## Provided material
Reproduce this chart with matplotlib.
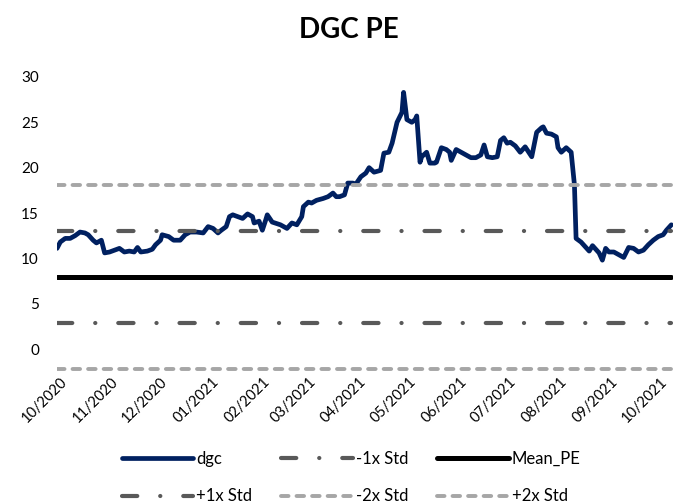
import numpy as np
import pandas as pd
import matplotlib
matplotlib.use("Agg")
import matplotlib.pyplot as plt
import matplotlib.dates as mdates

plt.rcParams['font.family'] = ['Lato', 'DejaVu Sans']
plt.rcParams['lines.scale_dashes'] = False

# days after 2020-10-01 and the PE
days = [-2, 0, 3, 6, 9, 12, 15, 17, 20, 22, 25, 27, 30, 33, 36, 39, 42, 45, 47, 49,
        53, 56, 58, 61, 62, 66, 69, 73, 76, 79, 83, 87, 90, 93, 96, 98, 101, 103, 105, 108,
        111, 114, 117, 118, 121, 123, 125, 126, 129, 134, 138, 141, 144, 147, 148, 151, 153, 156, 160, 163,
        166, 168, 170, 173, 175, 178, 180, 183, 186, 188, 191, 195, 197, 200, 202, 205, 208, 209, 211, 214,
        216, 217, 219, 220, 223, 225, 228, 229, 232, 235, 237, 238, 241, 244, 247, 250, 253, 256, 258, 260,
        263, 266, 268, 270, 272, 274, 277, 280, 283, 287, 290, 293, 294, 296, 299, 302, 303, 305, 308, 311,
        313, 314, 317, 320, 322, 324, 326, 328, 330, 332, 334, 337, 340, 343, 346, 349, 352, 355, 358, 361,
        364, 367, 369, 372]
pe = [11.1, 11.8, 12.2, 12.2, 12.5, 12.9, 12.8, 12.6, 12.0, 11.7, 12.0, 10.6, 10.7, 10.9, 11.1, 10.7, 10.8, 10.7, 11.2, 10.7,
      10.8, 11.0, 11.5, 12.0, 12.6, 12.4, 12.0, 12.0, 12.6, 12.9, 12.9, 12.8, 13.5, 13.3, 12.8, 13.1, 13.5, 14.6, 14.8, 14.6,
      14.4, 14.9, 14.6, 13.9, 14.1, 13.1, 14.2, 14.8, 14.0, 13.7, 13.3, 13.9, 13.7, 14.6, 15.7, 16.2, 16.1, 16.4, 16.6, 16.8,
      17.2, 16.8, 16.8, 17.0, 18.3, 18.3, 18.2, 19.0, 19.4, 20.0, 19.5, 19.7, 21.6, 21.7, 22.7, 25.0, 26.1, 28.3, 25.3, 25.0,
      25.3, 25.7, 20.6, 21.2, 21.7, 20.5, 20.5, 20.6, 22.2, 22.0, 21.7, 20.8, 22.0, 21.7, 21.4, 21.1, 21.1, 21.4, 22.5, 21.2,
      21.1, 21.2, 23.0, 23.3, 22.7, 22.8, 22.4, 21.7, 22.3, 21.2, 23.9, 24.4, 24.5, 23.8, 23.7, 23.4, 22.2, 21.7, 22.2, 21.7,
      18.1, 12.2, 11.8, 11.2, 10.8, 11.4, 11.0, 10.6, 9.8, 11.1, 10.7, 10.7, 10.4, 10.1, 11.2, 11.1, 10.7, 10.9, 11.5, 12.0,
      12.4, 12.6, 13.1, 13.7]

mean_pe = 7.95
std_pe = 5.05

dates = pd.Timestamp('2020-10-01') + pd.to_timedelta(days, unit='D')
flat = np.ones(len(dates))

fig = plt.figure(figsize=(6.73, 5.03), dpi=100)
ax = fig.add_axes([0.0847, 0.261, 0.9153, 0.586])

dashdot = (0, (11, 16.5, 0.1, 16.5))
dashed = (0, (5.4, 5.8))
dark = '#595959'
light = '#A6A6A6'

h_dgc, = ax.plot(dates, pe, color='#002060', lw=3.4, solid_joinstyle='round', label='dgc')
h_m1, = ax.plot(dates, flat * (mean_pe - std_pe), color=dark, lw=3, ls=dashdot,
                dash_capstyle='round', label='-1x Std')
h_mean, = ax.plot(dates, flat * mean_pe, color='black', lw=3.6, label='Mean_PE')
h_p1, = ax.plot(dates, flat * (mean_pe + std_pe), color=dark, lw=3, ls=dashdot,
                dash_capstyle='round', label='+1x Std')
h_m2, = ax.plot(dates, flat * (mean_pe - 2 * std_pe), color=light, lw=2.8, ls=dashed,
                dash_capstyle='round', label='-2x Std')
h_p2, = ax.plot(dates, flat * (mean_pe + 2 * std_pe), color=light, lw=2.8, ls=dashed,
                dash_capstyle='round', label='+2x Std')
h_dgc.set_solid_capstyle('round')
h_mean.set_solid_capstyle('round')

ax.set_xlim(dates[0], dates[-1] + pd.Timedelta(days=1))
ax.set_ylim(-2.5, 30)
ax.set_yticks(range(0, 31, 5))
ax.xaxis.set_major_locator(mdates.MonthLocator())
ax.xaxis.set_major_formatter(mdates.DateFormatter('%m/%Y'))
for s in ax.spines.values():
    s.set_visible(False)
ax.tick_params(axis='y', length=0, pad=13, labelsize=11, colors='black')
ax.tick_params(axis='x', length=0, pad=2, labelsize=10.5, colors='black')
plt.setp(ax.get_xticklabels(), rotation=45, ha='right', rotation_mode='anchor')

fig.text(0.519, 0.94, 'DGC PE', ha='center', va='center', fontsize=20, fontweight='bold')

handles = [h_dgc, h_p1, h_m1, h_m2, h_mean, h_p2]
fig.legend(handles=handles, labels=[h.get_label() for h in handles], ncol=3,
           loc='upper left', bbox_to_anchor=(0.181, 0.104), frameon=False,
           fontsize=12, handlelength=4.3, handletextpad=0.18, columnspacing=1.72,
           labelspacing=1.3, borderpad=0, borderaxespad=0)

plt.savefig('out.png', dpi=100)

## Given problem
Are you able to set down all the lines above exactly, without any pictures?

## Result of this exercise
Reproduce this chart with matplotlib.
import numpy as np
import pandas as pd
import matplotlib
matplotlib.use("Agg")
import matplotlib.pyplot as plt
import matplotlib.dates as mdates

plt.rcParams['font.family'] = ['Lato', 'DejaVu Sans']
plt.rcParams['lines.scale_dashes'] = False

# days after 2020-10-01 and the PE
days = [-2, 0, 3, 6, 9, 12, 15, 17, 20, 22, 25, 27, 30, 33, 36, 39, 42, 45, 47, 49,
        53, 56, 58, 61, 62, 66, 69, 73, 76, 79, 83, 87, 90, 93, 96, 98, 101, 103, 105, 108,
        111, 114, 117, 118, 121, 123, 125, 126, 129, 134, 138, 141, 144, 147, 148, 151, 153, 156, 160, 163,
        166, 168, 170, 173, 175, 178, 180, 183, 186, 188, 191, 195, 197, 200, 202, 205, 208, 209, 211, 214,
        216, 217, 219, 220, 223, 225, 228, 229, 232, 235, 237, 238, 241, 244, 247, 250, 253, 256, 258, 260,
        263, 266, 268, 270, 272, 274, 277, 280, 283, 287, 290, 293, 294, 296, 299, 302, 303, 305, 308, 311,
        313, 314, 317, 320, 322, 324, 326, 328, 330, 332, 334, 337, 340, 343, 346, 349, 352, 355, 358, 361,
        364, 367, 369, 372]
pe = [11.1, 11.8, 12.2, 12.2, 12.5, 12.9, 12.8, 12.6, 12.0, 11.7, 12.0, 10.6, 10.7, 10.9, 11.1, 10.7, 10.8, 10.7, 11.2, 10.7,
      10.8, 11.0, 11.5, 12.0, 12.6, 12.4, 12.0, 12.0, 12.6, 12.9, 12.9, 12.8, 13.5, 13.3, 12.8, 13.1, 13.5, 14.6, 14.8, 14.6,
      14.4, 14.9, 14.6, 13.9, 14.1, 13.1, 14.2, 14.8, 14.0, 13.7, 13.3, 13.9, 13.7, 14.6, 15.7, 16.2, 16.1, 16.4, 16.6, 16.8,
      17.2, 16.8, 16.8, 17.0, 18.3, 18.3, 18.2, 19.0, 19.4, 20.0, 19.5, 19.7, 21.6, 21.7, 22.7, 25.0, 26.1, 28.3, 25.3, 25.0,
      25.3, 25.7, 20.6, 21.2, 21.7, 20.5, 20.5, 20.6, 22.2, 22.0, 21.7, 20.8, 22.0, 21.7, 21.4, 21.1, 21.1, 21.4, 22.5, 21.2,
      21.1, 21.2, 23.0, 23.3, 22.7, 22.8, 22.4, 21.7, 22.3, 21.2, 23.9, 24.4, 24.5, 23.8, 23.7, 23.4, 22.2, 21.7, 22.2, 21.7,
      18.1, 12.2, 11.8, 11.2, 10.8, 11.4, 11.0, 10.6, 9.8, 11.1, 10.7, 10.7, 10.4, 10.1, 11.2, 11.1, 10.7, 10.9, 11.5, 12.0,
      12.4, 12.6, 13.1, 13.7]

mean_pe = 7.95
std_pe = 5.05

dates = pd.Timestamp('2020-10-01') + pd.to_timedelta(days, unit='D')
flat = np.ones(len(dates))

fig = plt.figure(figsize=(6.73, 5.03), dpi=100)
ax = fig.add_axes([0.0847, 0.261, 0.9153, 0.586])

dashdot = (0, (11, 16.5, 0.1, 16.5))
dashed = (0, (5.4, 5.8))
dark = '#595959'
light = '#A6A6A6'

h_dgc, = ax.plot(dates, pe, color='#002060', lw=3.4, solid_joinstyle='round', label='dgc')
h_m1, = ax.plot(dates, flat * (mean_pe - std_pe), color=dark, lw=3, ls=dashdot,
                dash_capstyle='round', label='-1x Std')
h_mean, = ax.plot(dates, flat * mean_pe, color='black', lw=3.6, label='Mean_PE')
h_p1, = ax.plot(dates, flat * (mean_pe + std_pe), color=dark, lw=3, ls=dashdot,
                dash_capstyle='round', label='+1x Std')
h_m2, = ax.plot(dates, flat * (mean_pe - 2 * std_pe), color=light, lw=2.8, ls=dashed,
                dash_capstyle='round', label='-2x Std')
h_p2, = ax.plot(dates, flat * (mean_pe + 2 * std_pe), color=light, lw=2.8, ls=dashed,
                dash_capstyle='round', label='+2x Std')
h_dgc.set_solid_capstyle('round')
h_mean.set_solid_capstyle('round')

ax.set_xlim(dates[0], dates[-1] + pd.Timedelta(days=1))
ax.set_ylim(-2.5, 30)
ax.set_yticks(range(0, 31, 5))
ax.xaxis.set_major_locator(mdates.MonthLocator())
ax.xaxis.set_major_formatter(mdates.DateFormatter('%m/%Y'))
for s in ax.spines.values():
    s.set_visible(False)
ax.tick_params(axis='y', length=0, pad=13, labelsize=11, colors='black')
ax.tick_params(axis='x', length=0, pad=2, labelsize=10.5, colors='black')
plt.setp(ax.get_xticklabels(), rotation=45, ha='right', rotation_mode='anchor')

fig.text(0.519, 0.94, 'DGC PE', ha='center', va='center', fontsize=20, fontweight='bold')

handles = [h_dgc, h_p1, h_m1, h_m2, h_mean, h_p2]
fig.legend(handles=handles, labels=[h.get_label() for h in handles], ncol=3,
           loc='upper left', bbox_to_anchor=(0.181, 0.104), frameon=False,
           fontsize=12, handlelength=4.3, handletextpad=0.18, columnspacing=1.72,
           labelspacing=1.3, borderpad=0, borderaxespad=0)

plt.savefig('out.png', dpi=100)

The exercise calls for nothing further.